Residual photocurrent at a mercury electrode

Abstract

The residual photocurrent observed at negative potentials with mercury in contact with slightly alkaline 1 M KCl solution has been reinvestigated and found to be caused partly by the reaction of e − aq with traces of unidentified electron acceptors and partly by reaction with the solvent. Such a solution can be freed from electron-accepting impurities by irradiation with light of shorter wavelength than 270 nm if SO 2− 3 is present at low concentration. The time constant for the homogeneous decay of e − aq at pH ca. 8.8 is then raised to about 400 μs. This slow decay is due to reaction with the solvent as the decay time constant can be increased considerably by raising the pH of the solution.
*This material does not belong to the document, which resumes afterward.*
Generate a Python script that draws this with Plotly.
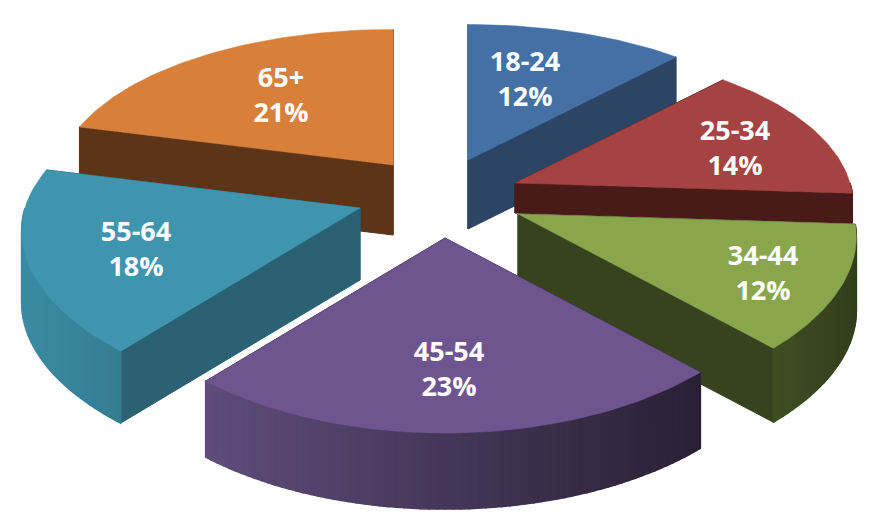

In unsteady state experiments with purified 1 M KCl solutions of high pH containing no added scavenger for e − aq the current connected with electron emission and e − aq diffusion towards the electrode and the bulk of the solution, is cancelled out at ca. −1.4 V vs. SCE by a thermal non-faradaic current component when 360 nm light is employed. When CO 2 is present at high concentration a similar cancellation is observed at lower pH at ca. −1.1 V vs. SCE, suggesting a value for the diffusion coefficient of the radical-ion CO − 2 about 3.3 times smaller than that of e − aq.